Wednesday morning will see a shift to snow, as temperatures hover around 32 °F. There will not be a warm layer to melt the inch or so of snow that falls, but the winds will pick up Wednesday afternoon as the second low passes to the northeast and its rear flank cold front passes through, with gusts up to 35 MPH. Wednesday will be cloudy, around freezing, with scattered snow showers and gusty winds. Wednesday night will see the winds calm as the cold front moves away, and temperatures will drop to the lower 20s.
Keep in mind, this is a really complicated setup with two moisture-heavy lows and temperatures hovering around freezing for most of the event. It will not take much to make it a more snow-heavy event, or a more ice-heavy event. Keep an eye on the forecast and for any updates as the system evolves.
Thursday will be warmer and drier, as a high pressure system over the Southeast draws up milder air. Apart from a few lingering rain or snow showers, it will be mostly cloudy and dry, with highs in the low 40s. Thursday night will be cloudy with lows in the low 30s.
Friday is round two for storm systems, as a second low develops in the southern Great Plains and moves northeastward through the Ohio River Valley. Ahead of the low, its counterclockwise circulation with work with the high to funnel warmer air into the region, so highs are likely to make it into the mid 40s Friday with rain building into the region during the morning hours. Some cooler spots may start off with a freezing rains, but all areas should transition to a cold non-freezing rain by afternoon.

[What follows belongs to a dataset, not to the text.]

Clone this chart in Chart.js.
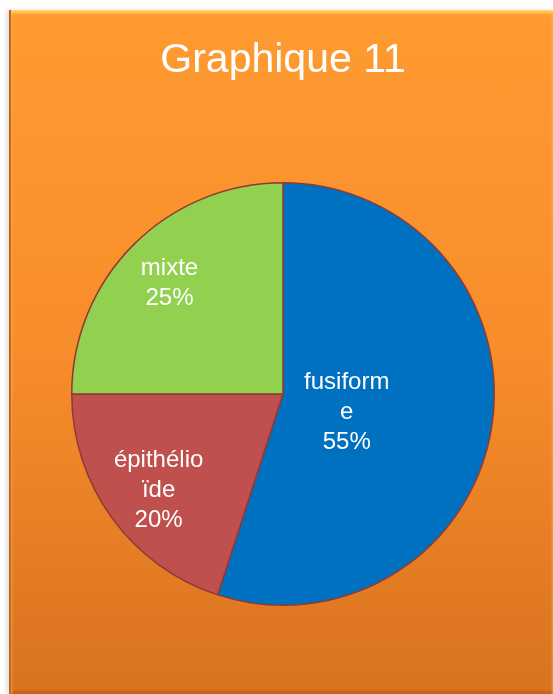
<!DOCTYPE html>
<html>
<head>
<meta charset="utf-8">
<title>Graphique 11</title>
<script src="https://cdn.jsdelivr.net/npm/chart.js@4/dist/chart.umd.min.js"></script>
<style>
    body {
        margin: 0;
        background: #fff;
        width: 553px;
        height: 694px;
        overflow: hidden;
        position: relative;
    }
    /* orange panel behind the chart */
    #panel {
        position: absolute;
        left: 9px;
        top: 10px;
        width: 544px;
        height: 684px;
        background: linear-gradient(to bottom, #ff9b31 0%, #f78d2b 50%, #d97220 100%);
        border-left: 2px solid #c9661b;
        box-sizing: border-box;
        box-shadow: -3px 0 4px rgba(0, 0, 0, 0.12),
                    inset 0 3px 3px #ffd467,
                    inset 0 -3px 2px rgba(150, 70, 10, 0.35);
    }
    #chart {
        position: absolute;
        left: 0;
        top: 0;
    }
</style>
</head>
<body>
<div id="panel"></div>
<canvas id="chart" width="553" height="694"></canvas>

<script>
// Tumour types and their share (%)
const categories = ['fusiforme', 'épithélioïde', 'mixte'];
const shares = [55, 20, 25];
const sliceColors = ['#0070c0', '#c0504d', '#92d050'];

const titleText = 'Graphique 11';

// where each label sits: fraction of the radius, and a small turn off the mid-angle (rad)
const labelRadius = [0.31, 0.737, 0.76];
const labelTurn = [0.073, -0.017, 0];

const fontFamily = '"Liberation Sans", Arial, sans-serif';
const labelFont = '24px ' + fontFamily;
const labelLineHeight = 30;
const labelMaxWidth = 92;

// break a word into lines no wider than maxWidth (character by character)
function wrapChars(ctx, text, maxWidth) {
    const lines = [];
    let line = '';
    for (const ch of text) {
        if (line && ctx.measureText(line + ch).width > maxWidth) {
            lines.push(line);
            line = ch;
        } else {
            line += ch;
        }
    }
    if (line) lines.push(line);
    return lines;
}

// Title centred over the pie, baseline fixed near the top of the panel
const chartTitle = {
    id: 'chartTitle',
    afterDraw(chart) {
        const ctx = chart.ctx;
        const area = chart.chartArea;
        ctx.save();
        ctx.font = '41px ' + fontFamily;
        ctx.fillStyle = '#ffffff';
        ctx.textAlign = 'center';
        ctx.textBaseline = 'alphabetic';
        ctx.fillText(titleText, (area.left + area.right) / 2, 72);
        ctx.restore();
    }
};

// Draw "name / value%" inside each slice
const sliceLabels = {
    id: 'sliceLabels',
    afterDatasetsDraw(chart) {
        const ctx = chart.ctx;
        const meta = chart.getDatasetMeta(0);
        ctx.save();
        ctx.font = labelFont;
        ctx.fillStyle = '#ffffff';
        ctx.textAlign = 'center';
        ctx.textBaseline = 'middle';
        meta.data.forEach((arc, i) => {
            const p = arc.getProps(['x', 'y', 'startAngle', 'endAngle', 'outerRadius'], true);
            const mid = (p.startAngle + p.endAngle) / 2 + labelTurn[i];
            const r = p.outerRadius * labelRadius[i];
            const cx = p.x + Math.cos(mid) * r;
            const cy = p.y + Math.sin(mid) * r + 3;
            const lines = wrapChars(ctx, categories[i], labelMaxWidth);
            lines.push(shares[i] + '%');
            const top = cy - (lines.length - 1) * labelLineHeight / 2;
            lines.forEach((txt, k) => {
                ctx.fillText(txt, cx, top + k * labelLineHeight);
            });
        });
        ctx.restore();
    }
};

const ctx = document.getElementById('chart').getContext('2d');
new Chart(ctx, {
    type: 'pie',
    data: {
        labels: categories,
        datasets: [{
            data: shares,
            backgroundColor: sliceColors,
            borderColor: '#8e3a34',
            borderWidth: 1.5
        }]
    },
    options: {
        responsive: false,
        animation: false,
        layout: {
            padding: { top: 182, left: 71, right: 58, bottom: 88 }
        },
        plugins: {
            legend: { display: false },
            tooltip: { enabled: false },
            title: { display: false }
        }
    },
    plugins: [sliceLabels, chartTitle]
});
</script>
</body>
</html>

It will rain into Friday night with lows in the mid 30s, and with a second low developing off the coast and rapidly intensifying, a rain to snow transition is expected Saturday, with early highs around 40 dropping to the teens by Saturday night as precipitation tapers off. Sunday will be quieter, mostly cloudy with highs in the upper 20s.
It would be nice if the weather turned mild and fairly quiet after a rough week. It would also be wrong. The atmospheric has been locked in what’s known as a negative phase PNA (Pacific North American) pattern. This is an atmospheric teleconnection to ocean temperatures, and a negative pattern tends to be more common with La Niña events, though the current conditions are neutral. This, combined with an abundance of cold cir and lower-latitude jet stream, will allow a colder-than-normal pattern to dominate over much of the continental United States. There’s some wiggle room here in the Northeast for a more modest cold pattern depending on how the jet stream is oriented and the amplitude of ridges of warm air, but overall, the unusually cold air is expected to shift eastward into the eastern third of the country by the second half of the month.